Earlier this week Clay Shirkey wrote a related piece about the cosmic myopia of the newspaper industry:

The problem newspapers face isn’t that they didn’t see the internet coming. They not only saw it miles off, they figured out early on that they needed a plan to deal with it, and during the early 90s they came up with not just one plan but several.

Shirkey goes on to explain the options that were considered by the industry early on:

  • educate the public about the behaviors required of them by copyright law
  • new payment models such as micropayments were proposed
  • they could pursue the profit margins enjoyed by radio and TV, if they became purely ad-supported
  • sue copyright infringers directly, making an example of them.

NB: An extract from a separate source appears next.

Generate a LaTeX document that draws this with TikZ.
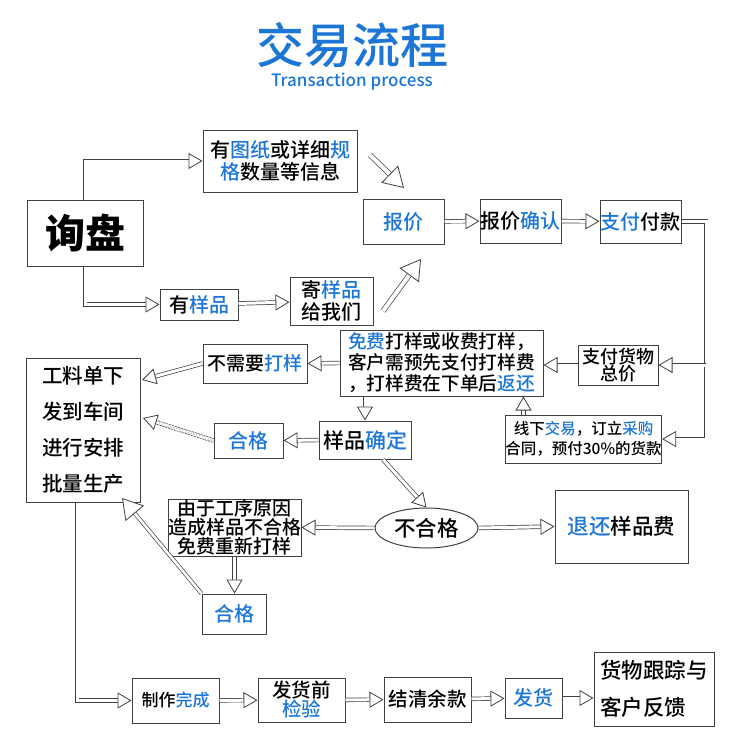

Yet the “unthinkable scenario” that they never considered was that the ability to “share content wouldn’t shrink, it would grow” because we were in the middle of a revolution.

When someone demands to be told how we can replace newspapers, they are really demanding to be told that we are not living through a revolution. They are demanding to be told that old systems won’t break before new systems are in place. They are demanding to be told that ancient social bargains aren’t in peril, that core institutions will be spared, that new methods of spreading information will improve previous practice rather than upending it. They are demanding to be lied to.

So now is not the time to push old models of media distribution, it is the time to experiment. I don’t think anyone really knows whether if in twenty years all online content will be freely accessible, behind someone’s walled garden, or another alternative we have yet to think up. But we do know there will still be journalists, photographers and musicians.